#### [Objective]
Work out how many lines of the listing hold the string "this". Answer with that number alone.

#### [Dataset]
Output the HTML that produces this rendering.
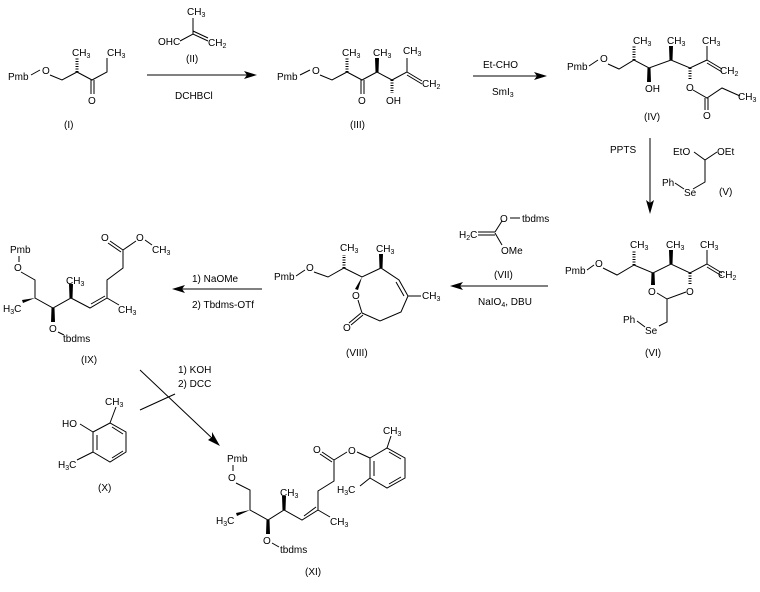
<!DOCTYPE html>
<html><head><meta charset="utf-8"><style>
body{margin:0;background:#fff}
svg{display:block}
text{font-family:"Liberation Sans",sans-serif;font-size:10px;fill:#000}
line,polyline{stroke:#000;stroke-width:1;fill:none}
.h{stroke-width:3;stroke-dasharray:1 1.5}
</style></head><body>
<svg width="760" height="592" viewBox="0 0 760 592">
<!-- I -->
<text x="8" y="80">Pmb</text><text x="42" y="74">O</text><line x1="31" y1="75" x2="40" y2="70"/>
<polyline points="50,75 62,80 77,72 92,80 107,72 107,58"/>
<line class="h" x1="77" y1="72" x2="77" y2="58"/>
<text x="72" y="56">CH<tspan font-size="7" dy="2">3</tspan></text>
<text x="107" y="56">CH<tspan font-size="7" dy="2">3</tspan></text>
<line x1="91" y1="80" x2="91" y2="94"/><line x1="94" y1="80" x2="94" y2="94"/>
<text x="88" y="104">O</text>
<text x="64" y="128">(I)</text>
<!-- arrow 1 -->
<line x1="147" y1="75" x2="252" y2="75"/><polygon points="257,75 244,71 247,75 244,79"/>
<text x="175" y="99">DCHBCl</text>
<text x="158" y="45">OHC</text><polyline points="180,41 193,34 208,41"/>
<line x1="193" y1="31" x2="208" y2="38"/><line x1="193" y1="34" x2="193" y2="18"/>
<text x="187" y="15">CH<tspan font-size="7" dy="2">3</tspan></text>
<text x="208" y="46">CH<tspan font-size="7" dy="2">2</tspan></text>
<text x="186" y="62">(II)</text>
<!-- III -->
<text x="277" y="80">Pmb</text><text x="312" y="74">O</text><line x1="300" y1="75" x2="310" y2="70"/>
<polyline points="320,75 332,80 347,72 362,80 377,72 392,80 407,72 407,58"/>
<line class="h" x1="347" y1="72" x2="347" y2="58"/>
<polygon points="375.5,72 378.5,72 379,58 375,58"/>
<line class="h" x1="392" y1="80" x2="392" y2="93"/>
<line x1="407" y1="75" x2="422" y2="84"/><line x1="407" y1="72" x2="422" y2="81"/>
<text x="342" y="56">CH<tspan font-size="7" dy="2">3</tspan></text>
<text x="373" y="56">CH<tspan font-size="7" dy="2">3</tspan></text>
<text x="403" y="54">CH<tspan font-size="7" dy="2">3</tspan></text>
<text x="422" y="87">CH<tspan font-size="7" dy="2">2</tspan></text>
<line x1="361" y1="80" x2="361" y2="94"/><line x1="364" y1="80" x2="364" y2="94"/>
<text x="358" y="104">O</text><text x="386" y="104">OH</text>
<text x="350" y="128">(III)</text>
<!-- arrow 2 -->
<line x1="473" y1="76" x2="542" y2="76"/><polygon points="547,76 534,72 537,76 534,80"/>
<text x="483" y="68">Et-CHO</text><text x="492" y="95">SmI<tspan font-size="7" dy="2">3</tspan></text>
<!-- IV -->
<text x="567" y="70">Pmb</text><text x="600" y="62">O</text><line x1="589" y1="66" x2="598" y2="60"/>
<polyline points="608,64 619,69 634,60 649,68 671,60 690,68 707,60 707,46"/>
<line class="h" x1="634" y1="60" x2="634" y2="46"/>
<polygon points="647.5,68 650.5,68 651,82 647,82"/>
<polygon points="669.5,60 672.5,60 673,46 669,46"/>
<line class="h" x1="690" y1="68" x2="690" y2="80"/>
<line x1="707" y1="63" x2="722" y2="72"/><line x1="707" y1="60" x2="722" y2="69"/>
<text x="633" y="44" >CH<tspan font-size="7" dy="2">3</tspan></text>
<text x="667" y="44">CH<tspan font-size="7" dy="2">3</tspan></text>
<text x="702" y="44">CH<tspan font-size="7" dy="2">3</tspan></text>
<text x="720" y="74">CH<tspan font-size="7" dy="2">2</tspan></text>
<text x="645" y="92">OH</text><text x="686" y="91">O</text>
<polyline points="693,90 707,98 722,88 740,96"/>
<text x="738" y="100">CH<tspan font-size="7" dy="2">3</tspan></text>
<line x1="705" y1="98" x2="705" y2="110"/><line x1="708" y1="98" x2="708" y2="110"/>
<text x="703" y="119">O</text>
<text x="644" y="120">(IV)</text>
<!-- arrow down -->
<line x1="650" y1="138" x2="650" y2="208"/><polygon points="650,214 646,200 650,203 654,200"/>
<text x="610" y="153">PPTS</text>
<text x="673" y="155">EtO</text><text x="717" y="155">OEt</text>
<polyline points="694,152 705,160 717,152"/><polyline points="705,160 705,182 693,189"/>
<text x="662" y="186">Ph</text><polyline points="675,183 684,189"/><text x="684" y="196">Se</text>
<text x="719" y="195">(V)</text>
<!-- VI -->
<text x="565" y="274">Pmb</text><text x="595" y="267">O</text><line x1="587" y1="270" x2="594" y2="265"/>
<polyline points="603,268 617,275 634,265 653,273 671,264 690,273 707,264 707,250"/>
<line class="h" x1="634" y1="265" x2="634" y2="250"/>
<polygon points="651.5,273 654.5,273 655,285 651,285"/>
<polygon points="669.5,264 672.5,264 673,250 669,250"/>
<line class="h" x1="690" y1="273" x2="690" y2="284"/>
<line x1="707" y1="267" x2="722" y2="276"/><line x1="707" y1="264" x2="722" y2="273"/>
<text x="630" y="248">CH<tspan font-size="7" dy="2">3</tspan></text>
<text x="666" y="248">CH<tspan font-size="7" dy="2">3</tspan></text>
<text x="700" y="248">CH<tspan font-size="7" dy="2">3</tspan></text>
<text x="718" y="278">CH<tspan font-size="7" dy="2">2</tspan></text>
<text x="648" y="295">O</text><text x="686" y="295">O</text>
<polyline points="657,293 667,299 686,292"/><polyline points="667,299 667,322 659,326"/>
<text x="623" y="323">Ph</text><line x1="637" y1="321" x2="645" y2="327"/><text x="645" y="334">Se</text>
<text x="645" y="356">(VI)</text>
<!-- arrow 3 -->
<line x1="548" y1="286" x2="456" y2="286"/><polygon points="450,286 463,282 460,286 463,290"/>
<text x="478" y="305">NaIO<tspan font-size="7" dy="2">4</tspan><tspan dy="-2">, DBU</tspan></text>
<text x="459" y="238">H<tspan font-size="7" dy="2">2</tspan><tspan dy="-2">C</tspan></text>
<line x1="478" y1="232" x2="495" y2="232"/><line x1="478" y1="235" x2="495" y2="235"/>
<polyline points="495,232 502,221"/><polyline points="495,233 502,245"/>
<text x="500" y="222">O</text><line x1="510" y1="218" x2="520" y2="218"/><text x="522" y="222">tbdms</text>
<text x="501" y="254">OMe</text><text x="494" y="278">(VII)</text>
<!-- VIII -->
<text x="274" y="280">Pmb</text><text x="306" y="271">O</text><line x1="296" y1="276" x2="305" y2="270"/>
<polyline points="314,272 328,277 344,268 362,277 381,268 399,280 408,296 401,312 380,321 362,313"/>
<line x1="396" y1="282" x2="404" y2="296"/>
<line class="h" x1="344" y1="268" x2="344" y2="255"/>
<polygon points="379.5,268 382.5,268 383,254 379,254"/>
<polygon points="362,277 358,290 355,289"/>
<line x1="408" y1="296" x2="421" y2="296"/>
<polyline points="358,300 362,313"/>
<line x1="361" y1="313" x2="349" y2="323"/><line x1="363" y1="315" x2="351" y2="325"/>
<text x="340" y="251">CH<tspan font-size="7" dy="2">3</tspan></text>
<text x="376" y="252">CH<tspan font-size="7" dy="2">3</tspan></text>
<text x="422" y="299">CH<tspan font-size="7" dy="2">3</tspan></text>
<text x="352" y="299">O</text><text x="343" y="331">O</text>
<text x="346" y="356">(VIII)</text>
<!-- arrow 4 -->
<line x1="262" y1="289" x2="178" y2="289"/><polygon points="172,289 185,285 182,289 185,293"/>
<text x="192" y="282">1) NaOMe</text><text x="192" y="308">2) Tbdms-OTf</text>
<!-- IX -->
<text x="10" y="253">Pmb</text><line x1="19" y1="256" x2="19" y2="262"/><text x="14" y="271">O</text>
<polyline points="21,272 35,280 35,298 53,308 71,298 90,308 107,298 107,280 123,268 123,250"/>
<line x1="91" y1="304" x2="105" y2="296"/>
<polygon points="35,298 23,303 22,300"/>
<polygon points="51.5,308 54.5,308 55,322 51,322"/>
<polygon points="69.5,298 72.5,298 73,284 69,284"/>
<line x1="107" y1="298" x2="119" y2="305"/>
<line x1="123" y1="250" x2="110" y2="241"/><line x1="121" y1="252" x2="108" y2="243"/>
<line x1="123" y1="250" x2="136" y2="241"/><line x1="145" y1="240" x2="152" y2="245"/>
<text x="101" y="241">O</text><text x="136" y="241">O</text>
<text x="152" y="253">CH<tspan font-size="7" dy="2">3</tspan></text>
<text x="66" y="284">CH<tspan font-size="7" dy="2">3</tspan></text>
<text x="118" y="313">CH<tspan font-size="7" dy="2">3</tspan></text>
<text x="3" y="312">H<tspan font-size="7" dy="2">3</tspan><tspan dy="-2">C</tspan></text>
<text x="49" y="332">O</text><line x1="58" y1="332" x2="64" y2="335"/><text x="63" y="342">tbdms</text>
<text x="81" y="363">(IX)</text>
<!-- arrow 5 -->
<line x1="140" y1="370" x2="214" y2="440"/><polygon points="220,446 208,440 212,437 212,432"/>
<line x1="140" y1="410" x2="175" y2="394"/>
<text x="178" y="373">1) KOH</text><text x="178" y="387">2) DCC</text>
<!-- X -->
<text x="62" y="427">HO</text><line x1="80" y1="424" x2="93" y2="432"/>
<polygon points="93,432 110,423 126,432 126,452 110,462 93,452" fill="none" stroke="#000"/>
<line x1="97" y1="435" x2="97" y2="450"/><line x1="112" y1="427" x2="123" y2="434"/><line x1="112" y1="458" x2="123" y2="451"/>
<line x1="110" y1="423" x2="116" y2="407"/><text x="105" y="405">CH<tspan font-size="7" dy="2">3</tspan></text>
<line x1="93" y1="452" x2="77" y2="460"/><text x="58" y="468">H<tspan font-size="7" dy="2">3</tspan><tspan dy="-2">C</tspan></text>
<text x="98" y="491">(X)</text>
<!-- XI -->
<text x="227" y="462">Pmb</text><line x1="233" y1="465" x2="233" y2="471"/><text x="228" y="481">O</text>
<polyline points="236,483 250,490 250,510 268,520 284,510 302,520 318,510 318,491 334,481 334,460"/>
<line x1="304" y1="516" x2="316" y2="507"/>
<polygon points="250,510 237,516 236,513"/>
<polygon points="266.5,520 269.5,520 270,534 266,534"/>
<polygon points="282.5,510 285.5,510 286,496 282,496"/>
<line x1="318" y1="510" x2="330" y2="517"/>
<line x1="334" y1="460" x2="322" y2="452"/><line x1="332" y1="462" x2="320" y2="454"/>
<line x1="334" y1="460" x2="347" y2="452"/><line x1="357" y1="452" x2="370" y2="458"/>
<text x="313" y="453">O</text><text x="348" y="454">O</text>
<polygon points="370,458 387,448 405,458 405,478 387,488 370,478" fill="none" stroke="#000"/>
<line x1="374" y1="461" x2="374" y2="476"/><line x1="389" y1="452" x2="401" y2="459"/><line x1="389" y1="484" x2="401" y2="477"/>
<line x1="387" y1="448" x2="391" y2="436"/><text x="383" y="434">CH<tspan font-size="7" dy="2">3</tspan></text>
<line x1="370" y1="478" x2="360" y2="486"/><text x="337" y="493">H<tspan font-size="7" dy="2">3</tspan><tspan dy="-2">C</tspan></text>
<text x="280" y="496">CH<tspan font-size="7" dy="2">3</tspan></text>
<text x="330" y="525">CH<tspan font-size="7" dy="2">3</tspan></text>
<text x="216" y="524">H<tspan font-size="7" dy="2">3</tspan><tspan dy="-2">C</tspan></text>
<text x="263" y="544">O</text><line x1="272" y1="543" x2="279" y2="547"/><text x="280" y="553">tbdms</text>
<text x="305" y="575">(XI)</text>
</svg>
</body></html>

* * *

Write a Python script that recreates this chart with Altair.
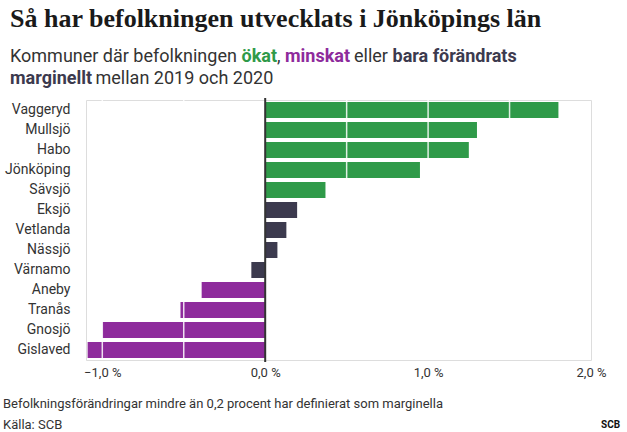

#### [Final result]
2